▶ **Task brief**: Return precisely the span of lines from the top of the material below to the line containing "frames = list(range(0, 345, 2))", both included. Pictures are excluded.

START

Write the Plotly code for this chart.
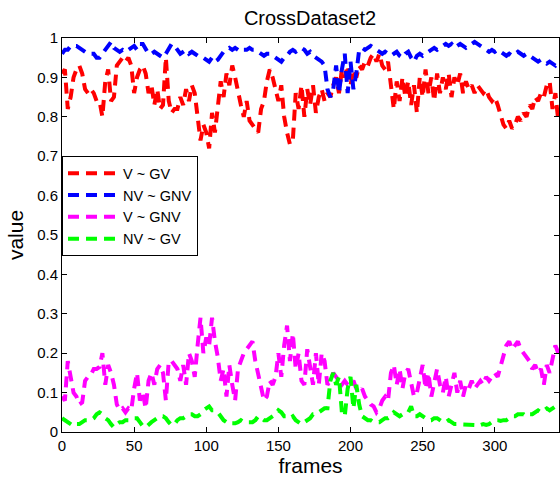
import plotly.graph_objects as go

# frame index (every second frame)
frames = list(range(0, 345, 2))

v_gv = [
    0.91, 0.92, 0.82, 0.85, 0.90, 0.92, 0.93, 0.91, 0.87, 0.86,
    0.87, 0.86, 0.84, 0.84, 0.80, 0.89, 0.92, 0.84, 0.85, 0.93,
    0.94, 0.95, 0.94, 0.95, 0.93, 0.86, 0.90, 0.92, 0.93, 0.91,
    0.86, 0.88, 0.83, 0.87, 0.82, 0.83, 0.95, 0.84, 0.81, 0.82,
    0.82, 0.85, 0.83, 0.87, 0.84, 0.88, 0.86, 0.80, 0.74, 0.78,
    0.76, 0.72, 0.81, 0.76, 0.83, 0.89, 0.85, 0.91, 0.88, 0.93,
    0.90, 0.86, 0.83, 0.80, 0.84, 0.79, 0.78, 0.77, 0.76, 0.82,
    0.84, 0.89, 0.92, 0.90, 0.87, 0.84, 0.88, 0.80, 0.76, 0.73,
    0.74, 0.86, 0.82, 0.88, 0.80, 0.87, 0.83, 0.88, 0.81, 0.85,
    0.87, 0.84, 0.86, 0.85, 0.88, 0.90, 0.86, 0.92, 0.90, 0.93,
    0.88, 0.92, 0.90, 0.93, 0.92, 0.94, 0.93, 0.95, 0.96, 0.94,
    0.96, 0.93, 0.92, 0.94, 0.88, 0.82, 0.89, 0.84, 0.90, 0.85,
    0.89, 0.83, 0.88, 0.81, 0.90, 0.85, 0.92, 0.86, 0.90, 0.84,
    0.91, 0.86, 0.90, 0.87, 0.91, 0.85, 0.90, 0.88, 0.91, 0.86,
    0.89, 0.87, 0.88, 0.86, 0.88, 0.87, 0.86, 0.87, 0.85, 0.84,
    0.85, 0.83, 0.80, 0.78, 0.77, 0.79, 0.77, 0.78, 0.80, 0.79,
    0.81, 0.80, 0.83, 0.82, 0.85, 0.84, 0.86, 0.85, 0.88, 0.89,
    0.82, 0.86, 0.79,
]

nv_gnv = [
    0.96, 0.97, 0.97, 0.98, 0.98, 0.98, 0.975, 0.97, 0.965, 0.96,
    0.96, 0.96, 0.95, 0.95, 0.96, 0.97, 0.98, 0.99, 0.975, 0.97,
    0.965, 0.97, 0.965, 0.97, 0.975, 0.98, 0.97, 0.985, 0.985, 0.97,
    0.96, 0.96, 0.965, 0.96, 0.955, 0.95, 0.96, 0.975, 0.985, 0.98,
    0.97, 0.96, 0.965, 0.97, 0.96, 0.965, 0.96, 0.955, 0.955, 0.95,
    0.945, 0.94, 0.95, 0.94, 0.945, 0.955, 0.965, 0.97, 0.975, 0.97,
    0.975, 0.97, 0.965, 0.97, 0.97, 0.975, 0.97, 0.97, 0.965, 0.96,
    0.955, 0.96, 0.96, 0.955, 0.95, 0.945, 0.94, 0.95, 0.955, 0.965,
    0.97, 0.965, 0.97, 0.975, 0.97, 0.96, 0.965, 0.955, 0.95, 0.945,
    0.94, 0.93, 0.87, 0.85, 0.87, 0.93, 0.86, 0.92, 0.96, 0.86,
    0.94, 0.87, 0.91, 0.97, 0.975, 0.97, 0.975, 0.98, 0.975, 0.97,
    0.965, 0.96, 0.965, 0.96, 0.955, 0.96, 0.965, 0.955, 0.95, 0.96,
    0.965, 0.95, 0.94, 0.955, 0.96, 0.955, 0.96, 0.965, 0.97, 0.975,
    0.97, 0.975, 0.98, 0.985, 0.98, 0.985, 0.975, 0.98, 0.985, 0.98,
    0.975, 0.98, 0.985, 0.99, 0.985, 0.98, 0.975, 0.97, 0.965, 0.97,
    0.965, 0.97, 0.965, 0.96, 0.955, 0.96, 0.955, 0.96, 0.965, 0.96,
    0.955, 0.96, 0.955, 0.95, 0.945, 0.94, 0.945, 0.94, 0.935, 0.94,
    0.935, 0.93, 0.94,
]

v_gnv = [
    0.09, 0.08, 0.18, 0.14, 0.10, 0.09, 0.07, 0.075, 0.13, 0.14,
    0.145, 0.16, 0.16, 0.165, 0.20, 0.12, 0.17, 0.15, 0.12, 0.07,
    0.055, 0.06, 0.05, 0.06, 0.055, 0.11, 0.15, 0.08, 0.10, 0.06,
    0.13, 0.15, 0.12, 0.16, 0.17, 0.15, 0.08, 0.18, 0.18, 0.17,
    0.16, 0.13, 0.17, 0.12, 0.20, 0.18, 0.14, 0.22, 0.29, 0.20,
    0.24, 0.22, 0.29, 0.23, 0.19, 0.13, 0.16, 0.09, 0.17, 0.12,
    0.08, 0.16, 0.18, 0.20, 0.21, 0.22, 0.23, 0.18, 0.15, 0.12,
    0.08, 0.09, 0.13, 0.12, 0.14, 0.20, 0.14, 0.22, 0.27, 0.18,
    0.25, 0.16, 0.20, 0.13, 0.12, 0.21, 0.17, 0.12, 0.20, 0.12,
    0.20, 0.18, 0.12, 0.13, 0.15, 0.14, 0.13, 0.12, 0.13, 0.12,
    0.12, 0.13, 0.11, 0.10, 0.11, 0.09, 0.08, 0.07, 0.065, 0.05,
    0.06, 0.08, 0.09, 0.08, 0.15, 0.17, 0.12, 0.16, 0.11, 0.15,
    0.16, 0.12, 0.09, 0.10, 0.14, 0.17, 0.11, 0.15, 0.09, 0.13,
    0.16, 0.12, 0.10, 0.14, 0.09, 0.12, 0.15, 0.10, 0.13, 0.09,
    0.12, 0.11, 0.13, 0.11, 0.12, 0.13, 0.12, 0.14, 0.13, 0.14,
    0.15, 0.14, 0.17, 0.20, 0.22, 0.23, 0.21, 0.22, 0.23, 0.21,
    0.20, 0.19, 0.18, 0.16, 0.17, 0.15, 0.16, 0.12, 0.17, 0.15,
    0.19, 0.22, 0.20,
]

nv_gv = [
    0.035, 0.03, 0.025, 0.02, 0.015, 0.02, 0.02, 0.025, 0.03, 0.03,
    0.03, 0.035, 0.045, 0.05, 0.045, 0.035, 0.03, 0.02, 0.012, 0.02,
    0.025, 0.025, 0.03, 0.03, 0.035, 0.035, 0.035, 0.025, 0.015, 0.012,
    0.02, 0.025, 0.03, 0.035, 0.04, 0.04, 0.035, 0.025, 0.017, 0.02,
    0.03, 0.035, 0.035, 0.04, 0.045, 0.045, 0.04, 0.04, 0.045, 0.055,
    0.06, 0.065, 0.055, 0.055, 0.05, 0.04, 0.03, 0.025, 0.02, 0.022,
    0.022, 0.025, 0.03, 0.025, 0.025, 0.025, 0.025, 0.03, 0.04, 0.035,
    0.03, 0.03, 0.035, 0.04, 0.045, 0.055, 0.05, 0.04, 0.04, 0.035,
    0.04, 0.03, 0.025, 0.02, 0.025, 0.03, 0.035, 0.045, 0.045, 0.05,
    0.055, 0.06, 0.06, 0.13, 0.15, 0.12, 0.14, 0.05, 0.04, 0.11,
    0.14, 0.06, 0.12, 0.07, 0.04, 0.035, 0.03, 0.03, 0.025, 0.025,
    0.025, 0.03, 0.035, 0.035, 0.04, 0.05, 0.045, 0.04, 0.045, 0.045,
    0.05, 0.065, 0.04, 0.04, 0.045, 0.04, 0.035, 0.03, 0.03, 0.035,
    0.035, 0.03, 0.025, 0.025, 0.03, 0.025, 0.02, 0.02, 0.02, 0.02,
    0.018, 0.018, 0.02, 0.018, 0.015, 0.018, 0.02, 0.018, 0.02, 0.025,
    0.03, 0.03, 0.028, 0.03, 0.03, 0.035, 0.04, 0.04, 0.045, 0.045,
    0.045, 0.04, 0.045, 0.045, 0.05, 0.055, 0.05, 0.055, 0.06, 0.055,
    0.06, 0.065, 0.07,
]

series = [
    ("V ~ GV", v_gv, "#ff0000"),
    ("NV ~ GNV", nv_gnv, "#0000ff"),
    ("V ~ GNV", v_gnv, "#ff00ff"),
    ("NV ~ GV", nv_gv, "#00ff00"),
]

x_ticks = [0, 50, 100, 150, 200, 250, 300]
y_ticks = [0, 0.1, 0.2, 0.3, 0.4, 0.5, 0.6, 0.7, 0.8, 0.9, 1]
y_tick_text = ["0", "0.1", "0.2", "0.3", "0.4", "0.5", "0.6", "0.7", "0.8", "0.9", "1"]

FONT = "Liberation Sans, Arial, Helvetica, sans-serif"

fig = go.Figure()
for name, vals, color in series:
    fig.add_trace(go.Scatter(
        x=frames, y=vals, name=name, mode="lines",
        line=dict(color=color, width=4, dash="11px,7px"),
    ))

axis_common = dict(
    showline=True, linecolor="black", linewidth=1,
    mirror="ticks", ticks="inside", ticklen=5, tickcolor="black",
    showgrid=False, zeroline=False,
    tickfont=dict(family=FONT, size=15, color="black"),
)

fig.update_layout(
    width=560, height=477,
    margin=dict(l=62, r=1, t=38, b=45),
    paper_bgcolor="white", plot_bgcolor="white",
    title=dict(text="CrossDataset2", x=0.5536, xanchor="center", y=0.962, yanchor="middle",
               font=dict(family=FONT, size=20, color="black")),
    xaxis=dict(range=[0, 344.5], tickvals=x_ticks,
               title=dict(text="frames", font=dict(family=FONT, size=21, color="black"), standoff=3),
               **axis_common),
    yaxis=dict(range=[0, 1], tickvals=y_ticks, ticktext=y_tick_text,
               title=dict(text="value", font=dict(family=FONT, size=21, color="black"), standoff=7),
               **axis_common),
    legend=dict(x=0, y=0.7, xanchor="left", yanchor="top",
                bgcolor="white", bordercolor="black", borderwidth=1,
                font=dict(family=FONT, size=14.5, color="black"),
                itemwidth=50, tracegroupgap=0),
    showlegend=True,
)

fig.write_html("out.html")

END

▶ **Response below**:
Write the Plotly code for this chart.
import plotly.graph_objects as go

# frame index (every second frame)
frames = list(range(0, 345, 2))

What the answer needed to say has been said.